Then to factor $f$, we
\begin{itemize}
\item Eliminate repeated factors by gcd
\item $f_0 \gets f$
\item For $i = 1$ to $n$
\begin{itemize}
\item $g_i \gets \gcd(f_{i-1}, x^{q^i}-x)$
\item $f_{i+1} = f_i / g_i$
\item Factor $g_i$ into degree $i$ factors using the method described below.
\end{itemize}
\item Output all factors recovered.
\end{itemize}
The essential case is to factor $g = g_1 \cdot g_2$, where $g_1 \neq
g_2$ and both are irreducible of degree $d$. We consider the two
fields $\F_q[x]/g_1$ and $\F_q[x]/g_2$. We want to find an
irreducible $h$ such that $h(x)$ is a quadratic residue in one field
but not in the other one. The Chinese Remainder Theorem says that
$\F_q[x] / (g_1g_2)$ is isomorphic to $\F_q[x]/g_1 \times \F_q[x] /
g_2$. So we choose a random $h \in \F_q[x] / (g_1g_2)$, which makes
$(h \bmod g_1, h \bmod g_2)$ uniform from the product space. With
$1/4$ probability, $h$ is a quadratic residue modulo $g_1$ and is not
a quadratic residue modulo $g_2$.\footnote{Excluding the cases where
$h$ divides one of $g_1$ and $g_2$. But these cases are rare, with
$q^{-d}$ probability; even if they weren't rare, one could test
$\gcd(h, g)$.} We can check this by verifying that
$\gcd(h(x)^{(q^d-1)/2}-1, g) = g_1$.
In general, for $g = \prod g_i$, then we get that $g' =
\gcd(h(x)^{(q^d-1)/2}-1, g)$ is a nontrivial, smaller polynomial with
good probability. So we can repeat on $g'$ and $g/g'$ until we reach
degree $d$ factors, which are the desired irreducible factors of $f$.

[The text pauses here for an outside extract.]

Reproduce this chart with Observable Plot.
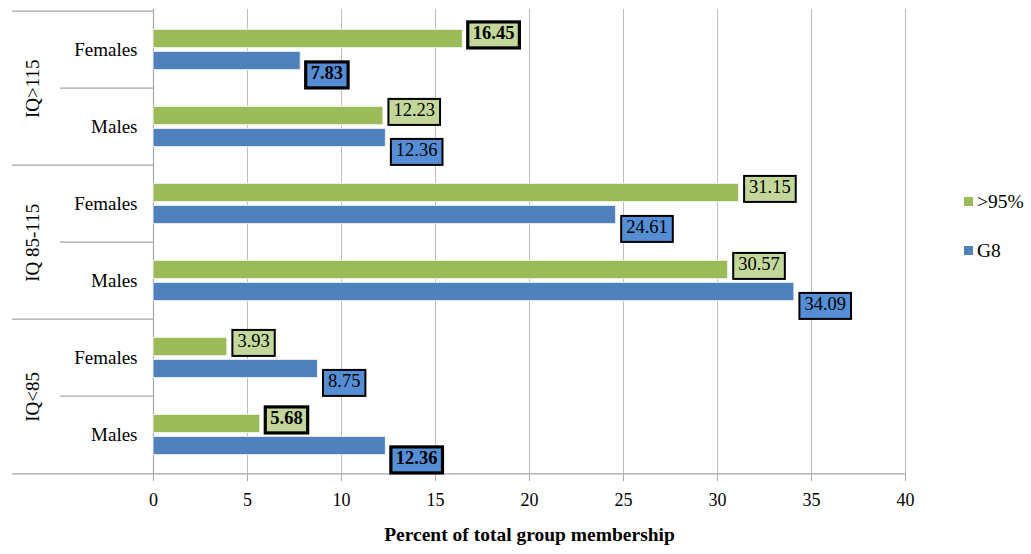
<!DOCTYPE html>
<html><head><meta charset="utf-8">
<script src="https://cdn.jsdelivr.net/npm/d3@7"></script>
<script src="https://cdn.jsdelivr.net/npm/@observablehq/plot@0.6"></script>
<style>
body{margin:0;background:#fff;font-family:"Liberation Serif","Times New Roman",Tinos,"DejaVu Serif",serif;}
#wrap{position:relative;width:1031px;height:554px;}
svg text{font-family:"Liberation Serif","Times New Roman",Tinos,"DejaVu Serif",serif;}
.leg{position:absolute;left:964px;font-size:19.5px;display:flex;align-items:center;line-height:1;color:#000;}
.leg span.sw{display:inline-block;width:9px;height:9px;margin-right:4px;}
</style></head><body><div id="wrap"></div>
<script>
// ---- data ----
const groups = ["IQ>115","IQ>115","IQ 85-115","IQ 85-115","IQ<85","IQ<85"];
const sexes = ["Females","Males","Females","Males","Females","Males"];
const above95 = [16.45,12.23,31.15,30.57,3.93,5.68];
const g8 = [7.83,12.36,24.61,34.09,8.75,12.36];
const boldRow = [true,false,false,false,false,true];
const groupNames = ["IQ>115","IQ 85-115","IQ<85"];
const seriesNames = [">95%","G8"];
const xTicks = [0,5,10,15,20,25,30,35,40];
const xTitle = "Percent of total group membership";

// ---- styling ----
const colGreen = "#9bbb59", colBlue = "#4f81bd";
const lblGreen = "#c4d79b", lblBlue = "#558ed5";
const W = 1031, H = 554, mT = 9, mB = 79, mL = 153, mR = 126;
const band = (H - mT - mB) / groups.length;
const barH = 19;
const inset = (band - barH) / 2;
const labelAreaStart = -7.5;   // x units left of 0 (label area)
const subSepStart = -4.95;

const rows = groups.map((g, i) => ({
  key: g + "|" + sexes[i], group: g, sex: sexes[i],
  above: above95[i], g8: g8[i], bold: boldRow[i], idx: i
}));
const keys = rows.map(d => d.key);
const groupFirst = groupNames.map(g => rows.find(r => r.group === g));

const fmt = v => v.toFixed(2);
const lblCommon = {y: "key", textAnchor: "start", fontSize: 18.5, dx: 10};

const chart = Plot.plot({
  width: W, height: H,
  marginTop: mT, marginBottom: mB, marginLeft: mL, marginRight: mR,
  style: {fontFamily: "'Liberation Serif','Times New Roman',serif", fontSize: "18px", color: "#000", background: "#fff", overflow: "visible"},
  x: {domain: [0, 40], axis: null},
  y: {domain: keys, padding: 0, axis: null},
  marks: [
    Plot.ruleX(xTicks, {stroke: "#bfbfbf", strokeWidth: 1}),
    Plot.ruleX([0], {stroke: "#a6a6a6", strokeWidth: 1.2}),
    // separators in label area
    Plot.ruleY(rows.filter(r => r.idx % 2 === 0), {y: "key", dy: -band / 2, x1: labelAreaStart, x2: 0, stroke: "#a6a6a6", strokeWidth: 1.2}),
    Plot.ruleY(rows.filter(r => r.idx % 2 === 1), {y: "key", dy: -band / 2, x1: subSepStart, x2: 0, stroke: "#a6a6a6", strokeWidth: 1.2}),
    Plot.ruleY(rows.slice(-1), {y: "key", dy: band / 2, x1: labelAreaStart, x2: 40, stroke: "#a6a6a6", strokeWidth: 1.2}),
    // bars
    Plot.barX(rows, {x: "above", y: "key", fill: colGreen, insetTop: inset, insetBottom: inset, dy: -11, stroke: "#f2f2f2", strokeWidth: 1}),
    Plot.barX(rows, {x: "g8", y: "key", fill: colBlue, insetTop: inset, insetBottom: inset, dy: 11, stroke: "#f2f2f2", strokeWidth: 1}),
    // value labels
    Plot.text(rows.filter(r => !r.bold), {...lblCommon, x: "above", text: d => fmt(d.above), dy: -17, ariaDescription: "lbl-green-normal"}),
    Plot.text(rows.filter(r => r.bold), {...lblCommon, x: "above", text: d => fmt(d.above), dy: -17, fontWeight: "bold", ariaDescription: "lbl-green-bold"}),
    Plot.text(rows.filter(r => !r.bold), {...lblCommon, x: "g8", text: d => fmt(d.g8), dy: 23, ariaDescription: "lbl-blue-normal"}),
    Plot.text(rows.filter(r => r.bold), {...lblCommon, x: "g8", text: d => fmt(d.g8), dy: 23, fontWeight: "bold", ariaDescription: "lbl-blue-bold"}),
    // y labels
    Plot.axisY({domain: keys, tickSize: 0, tickPadding: 16, tickFormat: k => k.split("|")[1], fontSize: 19, label: null}),
    Plot.text(groupFirst, {y: "key", dy: band / 2, text: "group", rotate: -90, frameAnchor: "left", textAnchor: "middle", dx: -121, fontSize: 19}),
    // x axis
    Plot.axisX({ticks: xTicks, tickSize: 6, tickPadding: 12, fontSize: 18, stroke: "#a6a6a6", label: null}),
    Plot.text([xTitle], {frameAnchor: "bottom", dy: 65, fontWeight: "bold", fontSize: 19.5})
  ]
});

const wrap = document.getElementById("wrap");
wrap.appendChild(chart);

// label boxes
const styles = {
  "lbl-green-normal": [lblGreen, 2],
  "lbl-green-bold": [lblGreen, 3.2],
  "lbl-blue-normal": [lblBlue, 2],
  "lbl-blue-bold": [lblBlue, 3.2]
};
chart.querySelectorAll("g[aria-description^='lbl-']").forEach(g => {
  const [fill, sw] = styles[g.getAttribute("aria-description")];
  g.querySelectorAll("text").forEach(t => {
    const bb = t.getBBox();
    const r = document.createElementNS("http://www.w3.org/2000/svg", "rect");
    r.setAttribute("x", bb.x - 5);
    r.setAttribute("y", bb.y - 1);
    r.setAttribute("width", bb.width + 10);
    r.setAttribute("height", bb.height + 6);
    r.setAttribute("fill", fill);
    r.setAttribute("stroke", "#000");
    r.setAttribute("stroke-width", sw);
    const tr = t.getAttribute("transform");
    if (tr) r.setAttribute("transform", tr);
    g.insertBefore(r, t);
  });
});

// legend
const legendColors = [colGreen, colBlue];
const legendTops = [192, 241];
seriesNames.forEach((n, i) => {
  const d = document.createElement("div");
  d.className = "leg";
  d.style.top = legendTops[i] + "px";
  d.innerHTML = `<span class="sw" style="background:${legendColors[i]}"></span><span></span>`;
  d.lastChild.textContent = n;
  wrap.appendChild(d);
});
</script></body></html>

For the running time: we've shown polynomial time. Efforts have been
made to speed it up, with the best not being quite linear---more like
$n^{1.5}$.
\section{$p = 2$}\label{sec:p2}
What if $q = 2^t$? Then $(q-1)/2$ is not an integer, so $\gcd(f,
x^{(q-1)/2}-1)$ doesn't make sense. However, in this case we have
\[
x^{2^t}-x = \Tr(x) (\Tr(x)-1)
\]
where the \emph{trace} $\Tr\colon \F_{2^t} \to \F_2$ satisfies
$\Tr(x+y) = \Tr(x)+\Tr(y)$ and has degree $2^{t-1}$. Explicitly, it
is $\Tr(x) = x + x^2 + \dotsc + x^{2^{t-1}}$. We can check $\Tr(x+y)
= \Tr(x+y)^2 = \sum x^{2i} + y^{2i} = \Tr(x) + \Tr(y)$ to verify the
claim.
Then $(x-\alpha) \mid \Tr(x)$ for half the $\alpha \in \F_q$, so in
the previous sections we simply replace $\gcd(f, x^{(q-1)/2}-1)$ with
$\gcd(f, \Tr(x))$ to factor into linear factors. To factor into
irreducibles, we replace $\gcd(g, h(x)^{(q-1)/2})$ by XXX.
\section{Deterministic factoring}
The above algorithms involve randomly shifting the roots so they
split. Can we factor without this randomness? We will see that the
answer is yes in fields of small characteristic -- $\poly(n, p, \log
q)$ time.
Consider the problem of factoring $g$. Our goal will be to
find $h(x)$ such that
\begin{align}\label{e:det}
h^p - h = 0 \mod g.
\end{align}
Two obvious solutions exist: $h = g$ and $h = \alpha \in \F_p$. We
will require $\deg h < \deg g$ and $\deg h \geq 1$.
First, we show why this is sufficient. We know that
\[
h^p - h = \prod_{\alpha \in \F_p} (h-\alpha).
\]
Thus we will have $g \mid \prod_{\alpha} (h-\alpha)$, so there exists
an $\alpha$ with $\gcd(g, h-\alpha)$ non-trivial. Since $h$ has
smaller degree than $g$, we make progress.
So it suffices to find such an $h$. Note that this is a \emph{linear
system}: if $h_1$ and $h_2$ satisfy~\eqref{e:det}, then $(h_1 +
h_2)^p = h_1^p + h_2^p = h_1 + h_2$ by the characteristic and
by~\eqref{e:det}. We don't have time to go into details, but linear
systems can be solved in polynomial time.
%\[
%h \to h_0, \dotsc, h_d \to h_{01}, \dotsc, h_{0t}, \dotsc, h_{d0}\dotsc h_{dt},
%\]
\end{document}